Mumbai: Differing stances adopted by independent directors over the continuation of Cyrus Mistry as chairman of various Tata group companies begs the question: Do these individuals truly understand their role and do justice to it?
A critical cog in a firm’s corporate governance framework, independent directors are expected to walk the fine line between safeguarding the interests of minority shareholders and those of the promoters. However, typically, they have toed the line of promoter-shareholders.
The stand adopted by the independent directors of some of the companies in the ongoing Ratan Tata-Cyrus Mistry spat, in that sense, is unprecedented. But experts and investors caution it shouldn’t be viewed as an assertion of their independence in the true sense; on the other hand, they have got drawn into a personality conflict and, in the process, may have compromised interests of the wider community of shareholders.
“This is not about independent directors showing their independence. It’s a personal fight between two individuals,” said a top executive at a mutual fund, which has investments in several Tata group companies.
In a boardroom coup on 24 October, Mistry was removed as chairman of Tata Sons, the holding company of the $103 billion Tata group, and replaced by the group’s former boss Ratan Tata as interim chairman. This was followed by attempts by Tata Sons to eject Mistry from the post of chairman at several operating companies of the group, and the role of independent directors in these companies has come into sharp focus.
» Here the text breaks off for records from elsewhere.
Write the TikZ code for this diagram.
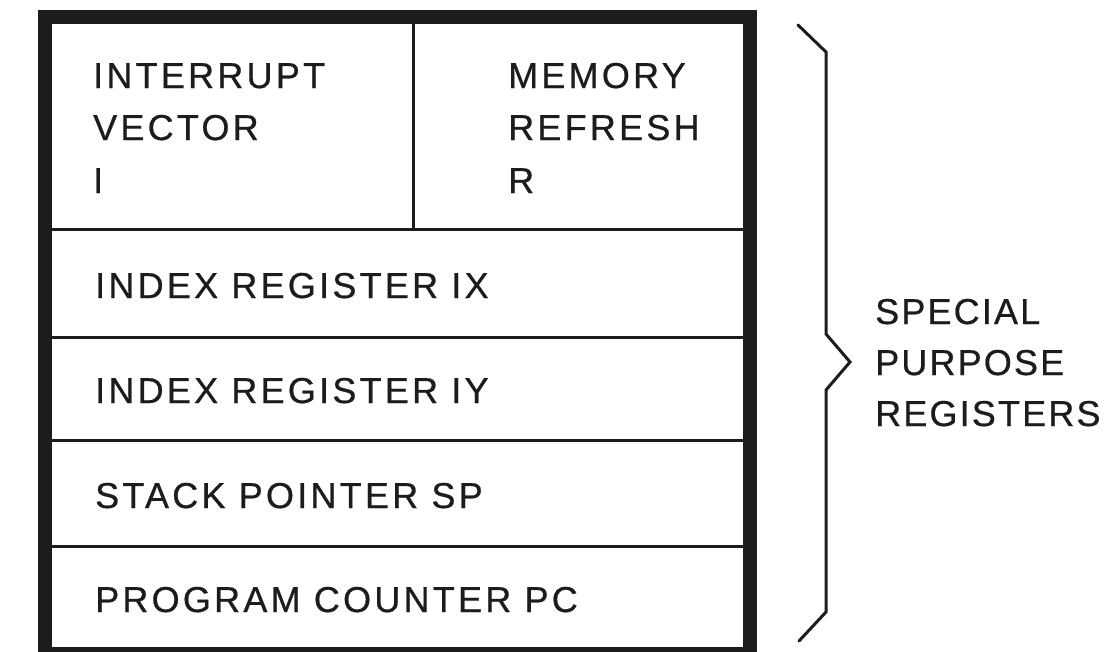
\documentclass[tikz,border=0pt]{standalone}
\usepackage{fontspec}
\setmainfont{Liberation Sans}[LetterSpace=9, FakeBold=0.6]
\newfontfamily\grpfont{Liberation Sans}[LetterSpace=6, FakeBold=0.6]
\definecolor{ink}{HTML}{1C1C1C}
\begin{document}
\begin{tikzpicture}[x=1pt,y=-1pt,
  frame/.style={line width=14pt, draw=ink},
  divider/.style={line width=3pt, draw=ink},
  lbl/.style={anchor=base west, inner sep=0pt, text=ink, font=\fontsize{36}{52}\selectfont},
  grplbl/.style={lbl, font=\grpfont\fontsize{36}{52}\selectfont},
  bracket/.style={line width=3pt, draw=ink, line join=miter, line cap=round}]
\useasboundingbox (0,0) rectangle (1116,651);
\clip (0,0) rectangle (1116,651);
\fill[white] (0,0) rectangle (1116,651);

% register file frame
\draw[frame] (44.5,17) rectangle (750,654);
% row dividers
\draw[divider] (52,229) -- (743,229);
\draw[divider] (52,337) -- (743,337);
\draw[divider] (52,440) -- (743,440);
\draw[divider] (52,546) -- (743,546);
% split of the top row
\draw[divider] (413,24) -- (413,229);

% register names
\node[lbl] (iv1) at (93,88)  {INTERRUPT};
\node[lbl] (iv2) at (93,140) {VECTOR};
\node[lbl] (iv3) at (93,193) {I};
\node[lbl] (mr1) at (508,88)  {MEMORY};
\node[lbl] (mr2) at (508,140) {REFRESH};
\node[lbl] (mr3) at (508,193) {R};
\node[lbl] (ix) at (95,298) {INDEX REGISTER IX};
\node[lbl] (iy) at (95,403) {INDEX REGISTER IY};
\node[lbl] (sp) at (95,508) {STACK POINTER SP};
\node[lbl] (pc) at (95,612) {PROGRAM COUNTER PC};

% brace grouping the registers
\coordinate (bt) at (798,25);
\coordinate (bt2) at (826,52);
\coordinate (bm1) at (826,334);
\coordinate (bm) at (850,362);
\coordinate (bm2) at (826,390);
\coordinate (bb2) at (826,612);
\coordinate (bb) at (799,641);
\draw[bracket] (bt) -- (bt2) -- (bm1) -- (bm) -- (bm2) -- (bb2) -- (bb);

% group label
\node[grplbl] (g1) at (875,324) {SPECIAL};
\node[grplbl] (g2) at (875,375) {PURPOSE};
\node[grplbl] (g3) at (875,426) {REGISTERS};
\end{tikzpicture}
\end{document}
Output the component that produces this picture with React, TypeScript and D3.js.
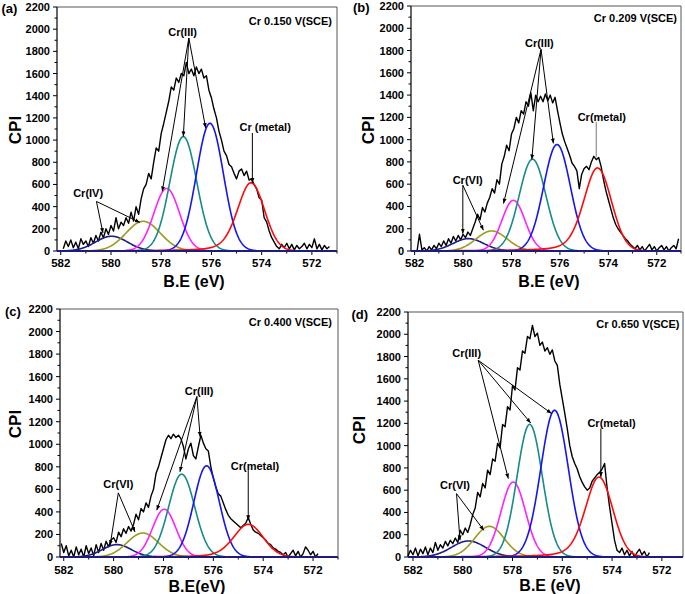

To be sure, Tata Sons calling for a shareholder resolution to remove Nusli Wadia, one of the independent directors from its boards, has only reinforced such arguments. “Singling him (Wadia) out adds fuel to the rumours that the differences are personality-driven, rather than issue-based,” said proxy advisory firm Institutional Investor Advisory Services in a 15 November note.
Independent directors at three among half-a-dozen firms—Tata Chemicals Ltd, Indian Hotels Co. Ltd, and Tata Motors Ltd—reposed faith in the management. While the first two put out statements supporting Mistry, Tata Motors has refused to be drawn into the Tata-Mistry spat, saying the company board was collectively responsible for all decisions relating to strategy and operations.
Springing a surprise on Mistry, the board of directors of Tata Global Beverages Ltd on Tuesday voted in favour of a resolution that sought his removal as chairman.
Regulatory provisions in India require listed companies to institute balanced boards with adequate representation of independent directors to strengthen the internal control mechanism and encourage greater trust between the company and its stakeholders. In some senses, in the Tata-Mistry spat, the spirit of the law has been overlooked, say experts.
J.N. Gupta, co-founder of advisory Stakeholder Empowerment Services, says that while there’s indeed a corporate governance issue at Tata group, by “ganging up” or “taking sides”, the independent directors are creating bigger governance issues, he said.
As per Companies Act 2013 Section 149(8), if independent directors have concerns about the running of the company or a proposed action, they need to ensure that these are addressed by the board till they are resolved. Also, concerns need to be recorded in the minutes of the board meeting.
Some key obligations, says Tejesh Chitlangi, partner at IC Legal, seem to have been ignored by the independent directors in case of at least a few Tata companies. Citing instances of companies in which independent directors have opposed allowing the current chairman to continue, he said there is nothing on record suggesting that the independent directors in the past had raised any objections/concerns about the unsatisfactory conduct or functioning of the chairperson.
“Supporting the ouster of the chairperson suddenly is by no means a non-material event,” said Chitlangi.
The company law further requires an independent director to not let any extraneous considerations impact his or her exercise of objective independent judgment in the interest of the company, while agreeing or disagreeing from the judgment of the board.
“I don’t think any independent director is truly independent. Very few people come on board based on merit,” said the mutual fund executive cited earlier.
It is the compensation and incentive system that creates conflict of interest, says Sumit Agarwal, ex-Sebi official and Partner, Suvan Law Advisors. “It is unclear what prompts the independent directors to monitor and confront management, given that they are not significant shareholders, do not receive performance-based compensation, and often owe their appointment to the managers they monitor.”
To be sure, the law governs that the so-called Nomination and Remuneration Committee which appraises the performance and compensation of the top personnel in the company including the chairman, should consist of three or more non-executive directors, out of which not less than half must be independent directors.